I interpreted second year as the year with less pressure, and allowed myself to follow my interests more freely, and to prioritise my sanity and state of mind over academic work. I was excited about my plans for dissertation work based on a participative arts event, “Nowhere”, held in an arid, dusty part of Northern Spain. When volunteering for the event, I consented, despite angst centred on the difficulty of separating out my academic and participant documenting roles, to also help with a documentation project for the community. Once I was on site, I settled in as participant, building, cooking, and hanging out, and once I was established I was delighted to find everyone around me supportive of both the ‘historias’ documentation project, and for my academic work. Not only were people supportive in theory, but were incredibly willing to talk. Seeking out personal stories both made me empathetically tuned in, and emotionally exhausted. However, despite experiencing a snapping point, where my capacity for social interaction shut down, the experience was resoundingly positive. I gained insight into the inspiration that participants gained, and also developed my own sense of the value of the event. Subsequently to the event I was offline, as I cycled round the Pyrenees. Contact with the internet reconnected me to Nowhere with dozens of friend requests and photos on Facebook. However, in September, I felt distant from the community, I felt an inertia that utterly disconnected me from the energised, socially secure and confident self I had been during the event.

Faced with the task of writing, in academic format, about Nowhere, I felt the truth of the critiques I had intellectually appreciated during the past years of studying anthropology. Facing the task of translating the lived experience of Nowhere into a piece of writing with the purpose of getting as good a grade as possible brought up many problems that were not just academic hurdles, but affected me emotionally.

I came to hate viscerally that experience is treated as raw material for a product, judged only by its worth to the academic institution, not its value to people. I produced something of limited interest both to ‘academia’ and to nowherers. Though my supervisor enthusiastically predicted me a 1st, it was marked a low 2:1. Maybe some differences of opinion there.* At Nowhere 2011 I had absolute fatigue of talking about any aspect of Nowhere, and particularly of my dissertation, though I brought a couple of copies along out of debt to the community. And I more or less fell out of Burner circles for a while, not going to Nowhere the next year, busy with other things, not planning to this year either.

A few days ago, however, I went to Nest. And it was transformational for me. Many, many things linked up, and suddenly I was intensely involved, stepping into the gaps left by multiple unfilled lead positions. The thing that allowed me to see what there was to be done, and do it, and link people to things that they would like to be doing, to let their contributions flow, was absolutely my experience of researching Nowhere.
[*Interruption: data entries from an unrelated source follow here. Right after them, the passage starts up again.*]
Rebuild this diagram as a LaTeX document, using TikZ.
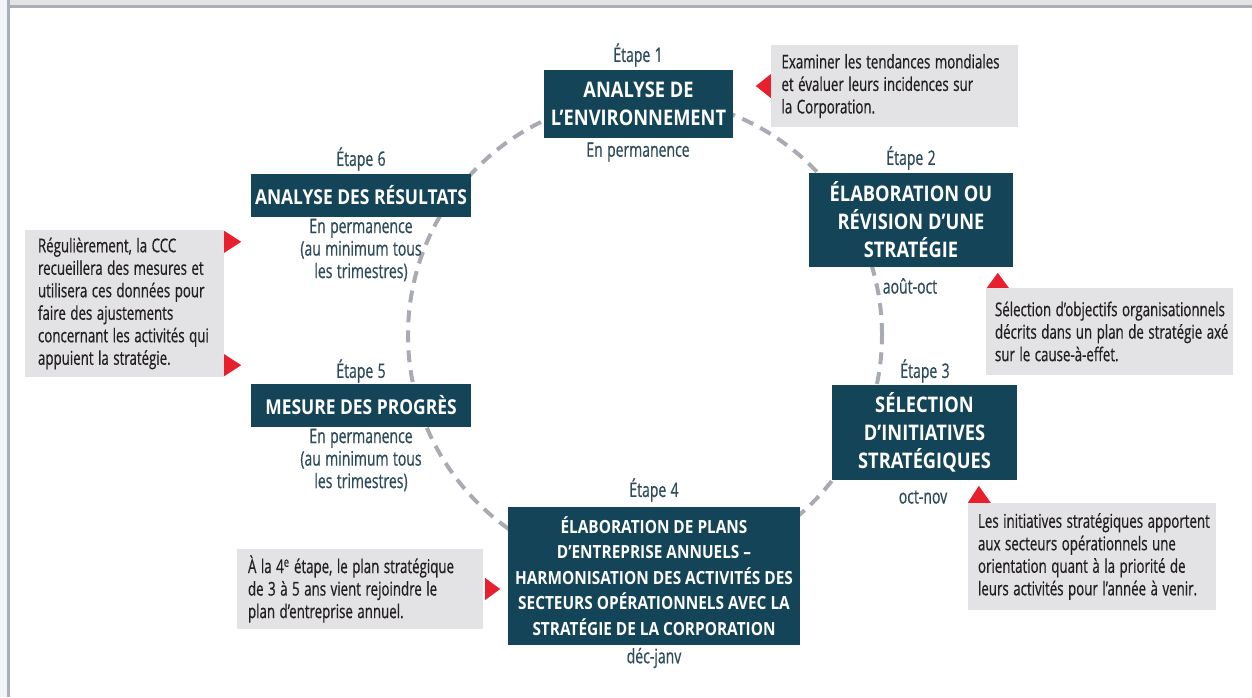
\documentclass[tikz,border=0pt]{standalone}
\usepackage{fontspec}
\setmainfont{Open Sans}[FakeStretch=0.85]
\newfontfamily\notefont{Open Sans}[FakeStretch=0.70, FakeBold=0.6, WordSpace=1.2]
\usetikzlibrary{calc}

\definecolor{boxteal}{HTML}{134458}
\definecolor{labelteal}{HTML}{2D4B5B}
\definecolor{notegray}{HTML}{E3E3E5}
\definecolor{notetext}{HTML}{231F20}
\definecolor{pointred}{HTML}{E8202E}
\definecolor{ringgray}{HTML}{A8ACB2}
\definecolor{bandgray}{HTML}{E2E3E5}
\definecolor{edgegray}{HTML}{A9AFB7}
\definecolor{sidestrip}{HTML}{F1F5FA}

% one unbreakable line of a note, with tighter word spaces
\newcommand\nl[1]{\mbox{\spaceskip=4.5pt\relax #1}}

\tikzset{
  stepbox/.style={fill=boxteal, text=white, inner sep=0pt, align=center,
    font=\bfseries\fontsize{21.5}{28}\selectfont},
  steplabel/.style={text=labelteal, inner sep=0pt, align=center,
    font=\notefont\fontsize{20}{22.5}\selectfont},
  note/.style={fill=notegray, text=notetext, align=left, inner ysep=0pt,
    font=\notefont\fontsize{19}{22.5}\selectfont},
  pointer/.style={fill=pointred},
  ring/.style={draw=ringgray, line width=4pt, dash pattern=on 12pt off 8pt},
}

\begin{document}
\begin{tikzpicture}[x=1pt, y=-1pt]
\useasboundingbox (0,0) rectangle (1252,697);

% page frame
\fill[sidestrip] (0,0) rectangle (7,697);
\fill[edgegray] (7,0) rectangle (10,697);
\fill[bandgray] (10,0) rectangle (1252,5);
\fill[edgegray] (10,5) rectangle (1252,8);

% the planning cycle
\draw[ring] (645,335) circle[radius=237pt];

% step 1
\node[steplabel] (e1) at (638,55) {Étape 1};
\node[stepbox, minimum width=189pt, minimum height=68pt] (s1) at (638.5,104)
  {ANALYSE DE\\L’ENVIRONNEMENT};
\node[steplabel] (d1) at (638,152) {En permanence};

% step 2
\node[steplabel] (e2) at (911,158) {Étape 2};
\node[stepbox, minimum width=204pt, minimum height=94pt] (s2) at (911,220)
  {ÉLABORATION OU\\RÉVISION D’UNE\\STRATÉGIE};
\node[steplabel] (d2) at (910,286) {août-oct};

% step 3
\node[steplabel] (e3) at (925,371) {Étape 3};
\node[stepbox, minimum width=185pt, minimum height=95pt] (s3) at (924.5,432.5)
  {SÉLECTION\\D’INITIATIVES\\STRATÉGIQUES};
\node[steplabel] (d3) at (923,497) {oct-nov};

% step 4
\node[steplabel] (e4) at (654,490) {Étape 4};
\node[stepbox, minimum width=292pt, minimum height=138pt,
  font=\bfseries\fontsize{18.1}{25.5}\selectfont] (s4) at (654,576)
  {ÉLABORATION DE PLANS\\D’ENTREPRISE ANNUELS –\\HARMONISATION DES ACTIVITÉS DES\\SECTEURS OPÉRATIONNELS AVEC LA\\STRATÉGIE DE LA CORPORATION};
\node[steplabel] (d4) at (654,658) {déc-janv};

% step 5
\node[steplabel] (e5) at (361,371) {Étape 5};
\node[stepbox, minimum width=220pt, minimum height=43pt,
  font=\bfseries\fontsize{20.5}{28}\selectfont] (s5) at (361,405.5)
  {MESURE DES PROGRÈS};
\node[steplabel] (d5) at (361,460) {En permanence\\(au minimum tous\\les trimestres)};

% step 6
\node[steplabel] (e6) at (361,159) {Étape 6};
\node[stepbox, minimum width=220pt, minimum height=43pt,
  font=\bfseries\fontsize{20.5}{28}\selectfont] (s6) at (361,195.5)
  {ANALYSE DES RÉSULTATS};
\node[steplabel] (d6) at (361,250) {En permanence\\(au minimum tous\\les trimestres)};

% notes
\node[note, text width=226pt, inner xsep=10.5pt, minimum height=82pt] (c1) at (894.5,86)
  {\nl{Examiner les tendances mondiales}\\\nl{et évaluer leurs incidences sur}\\\nl{la Corporation.}};
\node[note, text width=229pt, inner xsep=9pt, minimum height=87pt] (c2) at (1109.5,331.5)
  {\nl{Sélection d’objectifs organisationnels}\\\nl{décrits dans un plan de stratégie axé}\\\nl{sur le cause-à-effet.}};
\node[note, text width=228pt, inner xsep=10pt, minimum height=107pt] (c3) at (1092,556.5)
  {\nl{Les initiatives stratégiques apportent}\\\nl{aux secteurs opérationnels une}\\\nl{orientation quant à la priorité de}\\\nl{leurs activités pour l’année à venir.}};
\node[note, text width=224pt, inner xsep=11pt, minimum height=80pt] (c4) at (360,589)
  {\nl{À la 4\textsuperscript{e} étape, le plan stratégique}\\\nl{de 3 à 5 ans vient rejoindre le}\\\nl{plan d’entreprise annuel.}};
\node[note, text width=173pt, inner xsep=13pt, minimum height=147pt] (c5) at (124.5,303.5)
  {\nl{Régulièrement, la CCC}\\\nl{recueillera des mesures et}\\\nl{utilisera ces données pour}\\\nl{faire des ajustements}\\\nl{concernant les activités qui}\\\nl{appuient la stratégie.}};

% red pointers
\fill[pointer] ($(c1.west)+(0,-12)$) -- ($(c1.west)+(-15,0)$) -- ($(c1.west)+(0,12)$) -- cycle;
\fill[pointer] ($(c2.north west)+(1,0)$) -- ($(c2.north west)+(12,-15)$) -- ($(c2.north west)+(23,0)$) -- cycle;
\fill[pointer] ($(c3.north west)+(0,0)$) -- ($(c3.north west)+(11,-17)$) -- ($(c3.north west)+(23,0)$) -- cycle;
\fill[pointer] ($(c4.east)+(2,-11)$) -- ($(c4.east)+(17,0)$) -- ($(c4.east)+(2,11)$) -- cycle;
\fill[pointer] ($(c5.north east)+(0,1)$) -- ($(c5.north east)+(17,12)$) -- ($(c5.north east)+(0,23)$) -- cycle;
\fill[pointer] ($(c5.south east)+(0,-1)$) -- ($(c5.south east)+(17,-12)$) -- ($(c5.south east)+(0,-23)$) -- cycle;
\end{tikzpicture}
\end{document}
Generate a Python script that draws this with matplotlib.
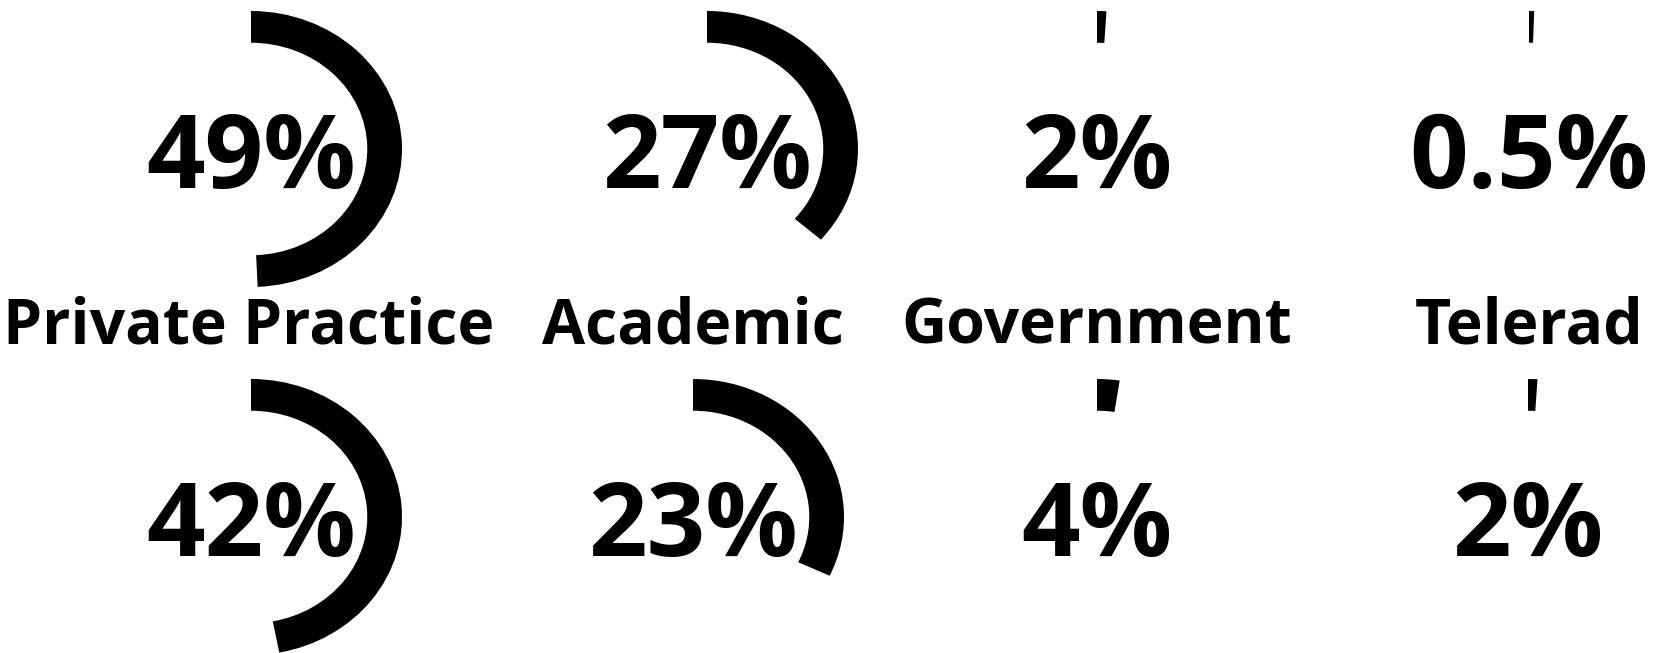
import matplotlib
matplotlib.use("Agg")
import matplotlib.pyplot as plt

# practice settings, two survey groups (top row / bottom row)
categories = ["Private Practice", "Academic", "Government", "Telerad"]
top_labels = ["49%", "27%", "2%", "0.5%"]
bottom_labels = ["42%", "23%", "4%", "2%"]
# sweep of each drawn arc, in percent of a full turn
top_arc = [49.3, 36.4, 1.0, 0.55]
bottom_arc = [47.0, 32.0, 2.4, 1.0]

W, H = 1654, 653
plt.rcParams['font.family'] = ['Open Sans', 'DejaVu Sans']

fig = plt.figure(figsize=(W / 100, H / 100), dpi=100)
fig.patch.set_facecolor('white')

# ring centres in pixels, ring half-width / half-height
top_cx = [251, 707, 1097, 1529]
bottom_cx = [251, 693, 1097, 1528]
top_cy, bottom_cy = 149, 517
rx, ry = 151, 138
label_cx = [249, 693, 1097, 1529]
label_base = 344


def ring(cx, cy, value, text):
    ax = fig.add_axes([(cx - rx) / W, 1 - (cy + ry) / H, 2 * rx / W, 2 * ry / H])
    ax.pie([value, 100 - value], startangle=90, counterclock=False,
           colors=['black', 'none'], radius=1,
           wedgeprops=dict(width=0.23, linewidth=0))
    ax.set_aspect('auto')
    ax.set_xlim(-1, 1)
    ax.set_ylim(-1, 1)
    ax.axis('off')
    ax.text(0, -39 / ry, text, ha='center', va='baseline',
            fontsize=74, fontweight='bold', color='black')


for i in range(len(categories)):
    ring(top_cx[i], top_cy, top_arc[i], top_labels[i])
    ring(bottom_cx[i], bottom_cy, bottom_arc[i], bottom_labels[i])
    fig.text(label_cx[i] / W, 1 - label_base / H, categories[i],
             ha='center', va='baseline', fontsize=45, fontweight='bold',
             color='black')

fig.savefig("out.png", dpi=100, facecolor='white')
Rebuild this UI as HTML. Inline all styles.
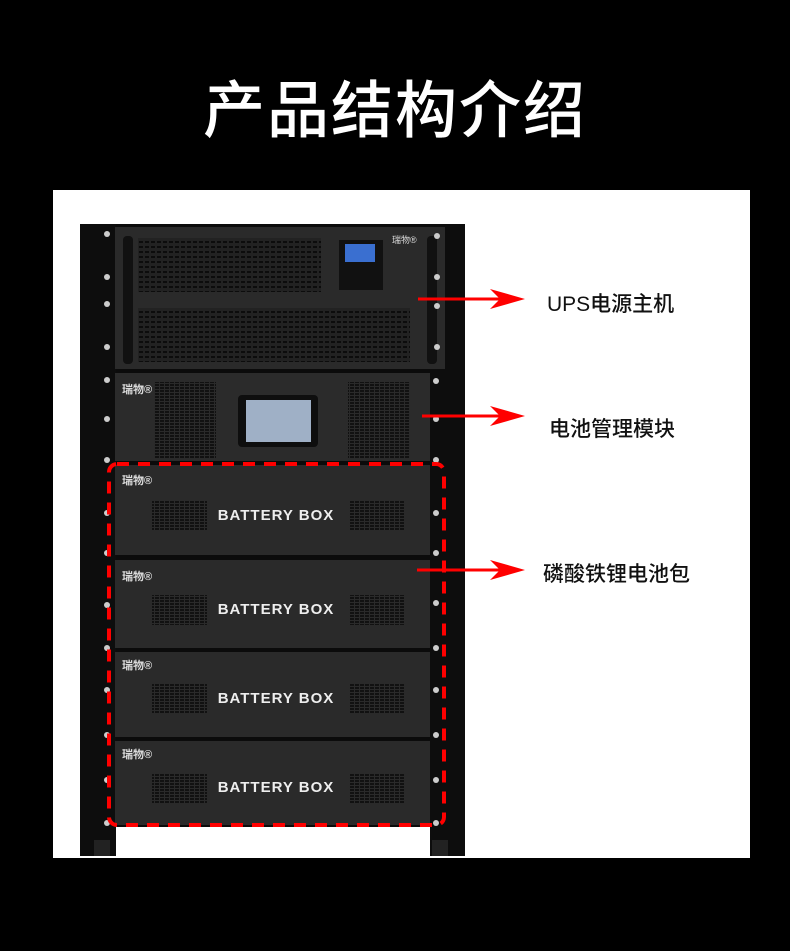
<!DOCTYPE html>
<html><head><meta charset="utf-8"><style>
body{margin:0;width:790px;height:951px;background:#000;overflow:hidden;position:relative;font-family:"Liberation Sans","Noto Sans CJK SC",sans-serif}
.t{position:absolute;left:0;width:790px;top:72px;text-align:center;color:#fff;font-size:62px;font-weight:500;letter-spacing:2px;line-height:80px}
.p{position:absolute;left:53px;top:190px;width:697px;height:668px;background:#fff}
.lab{position:absolute;left:547px;font-size:21px;color:#111;font-weight:500}
</style></head><body>
<div class="t">产品结构介绍</div>
<div class="p"></div>
<svg width="790" height="951" style="position:absolute;left:0;top:0">
<defs>
<pattern id="mesh" width="6" height="5" patternUnits="userSpaceOnUse"><rect width="6" height="5" fill="#222"/><rect x="1" y="1" width="4" height="2" fill="#0c0c0c"/></pattern>
<pattern id="vent" width="5" height="3" patternUnits="userSpaceOnUse"><rect width="5" height="3" fill="#2a2a2a"/><rect x="0" y="0" width="4" height="2" fill="#111"/></pattern>
</defs>
<rect x="80" y="224" width="385" height="603" fill="#0b0b0b"/>
<rect x="80" y="224" width="36" height="632" fill="#0d0d0d"/>
<rect x="430" y="224" width="35" height="632" fill="#0d0d0d"/>
<rect x="94" y="840" width="16" height="16" fill="#222"/><rect x="432" y="840" width="16" height="16" fill="#222"/>
<rect x="115" y="227" width="330" height="142" fill="#2a2a2a"/>
<rect x="123" y="236" width="10" height="128" rx="4" fill="#111"/>
<rect x="427" y="236" width="10" height="128" rx="4" fill="#111"/>
<rect x="138" y="238" width="183" height="54" fill="url(#mesh)"/>
<rect x="138" y="308" width="272" height="54" fill="url(#mesh)"/>
<rect x="339" y="240" width="44" height="50" fill="#111"/>
<rect x="345" y="244" width="30" height="18" fill="#3a6fd0"/>
<text x="392" y="243" fill="#ddd" font-size="9">瑞物®</text>
<rect x="115" y="373" width="315" height="88" fill="#2b2b2b"/>
<rect x="154" y="382" width="62" height="76" fill="url(#vent)"/>
<rect x="348" y="382" width="62" height="76" fill="url(#vent)"/>
<rect x="238" y="395" width="80" height="52" rx="4" fill="#0e0e0e"/>
<rect x="246" y="400" width="65" height="42" fill="#9fb0c6"/>
<text x="122" y="393" fill="#ddd" font-size="11" font-weight="bold">瑞物®</text>
<g font-size="11" fill="#ddd" font-weight="bold">
<rect x="115" y="465" width="315" height="90" fill="#2a2a2a"/>
<rect x="115" y="560" width="315" height="88" fill="#2a2a2a"/>
<rect x="115" y="652" width="315" height="85" fill="#2a2a2a"/>
<rect x="115" y="741" width="315" height="84" fill="#2a2a2a"/>
<text x="122" y="484">瑞物®</text><text x="122" y="580">瑞物®</text><text x="122" y="669">瑞物®</text><text x="122" y="758">瑞物®</text>
</g>
<g fill="url(#vent)">
<rect x="152" y="501" width="55" height="30"/><rect x="350" y="501" width="55" height="30"/>
<rect x="152" y="595" width="55" height="30"/><rect x="350" y="595" width="55" height="30"/>
<rect x="152" y="684" width="55" height="30"/><rect x="350" y="684" width="55" height="30"/>
<rect x="152" y="773" width="55" height="30"/><rect x="350" y="773" width="55" height="30"/>
</g>
<g fill="#eee" font-size="15" text-anchor="middle" letter-spacing="1" font-weight="bold">
<text x="276" y="520">BATTERY BOX</text><text x="276" y="614">BATTERY BOX</text><text x="276" y="703">BATTERY BOX</text><text x="276" y="792">BATTERY BOX</text>
</g>
<g fill="#ccc">
<circle cx="107" cy="234" r="3"/><circle cx="107" cy="277" r="3"/><circle cx="107" cy="304" r="3"/><circle cx="107" cy="347" r="3"/>
<circle cx="437" cy="236" r="3"/><circle cx="437" cy="277" r="3"/><circle cx="437" cy="306" r="3"/><circle cx="437" cy="347" r="3"/>
<circle cx="107" cy="380" r="3"/><circle cx="107" cy="419" r="3"/><circle cx="436" cy="381" r="3"/><circle cx="436" cy="419" r="3"/>
<circle cx="107" cy="460" r="3"/><circle cx="436" cy="460" r="3"/>
<circle cx="107" cy="513" r="3"/><circle cx="436" cy="513" r="3"/><circle cx="107" cy="553" r="3"/><circle cx="436" cy="553" r="3"/>
<circle cx="107" cy="605" r="3"/><circle cx="436" cy="603" r="3"/><circle cx="107" cy="648" r="3"/><circle cx="436" cy="648" r="3"/>
<circle cx="107" cy="690" r="3"/><circle cx="436" cy="690" r="3"/><circle cx="107" cy="735" r="3"/><circle cx="436" cy="735" r="3"/>
<circle cx="107" cy="780" r="3"/><circle cx="436" cy="780" r="3"/><circle cx="107" cy="823" r="3"/><circle cx="436" cy="823" r="3"/>
</g>
<rect x="109" y="464" width="335" height="361" rx="8" fill="none" stroke="#f00" stroke-width="4" stroke-dasharray="12,9"/>
<g stroke="#f00" stroke-width="3"><line x1="418" y1="299" x2="510" y2="299"/><line x1="422" y1="416" x2="510" y2="416"/><line x1="417" y1="570" x2="510" y2="570"/></g>
<g fill="#f00"><path d="M490 289 L525 299 L490 309 L500 299Z"/><path d="M490 406 L525 416 L490 426 L500 416Z"/><path d="M490 560 L525 570 L490 580 L500 570Z"/></g>
</svg>
<div class="lab" style="top:288px">UPS电源主机</div>
<div class="lab" style="top:413px;left:549px">电池管理模块</div>
<div class="lab" style="top:558px;left:543px">磷酸铁锂电池包</div>
</body></html>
Finally, that energy of ethnographic investigation of Nowhere, and the insights I gained through it, has flowed back into me, and into a community. I’m happy to attribute how I’m able to think about things in part to my academic training, and I think I might be revisiting some of those academics that I found exciting three years ago. Feels like I’m become whole, healing my soul, and hell, I’m not going to be studying for the academy for a while, I’m going to be keeping busy building links between all the different awesome communities that I’m plugged into, I’ll be going with the flow, to go go go.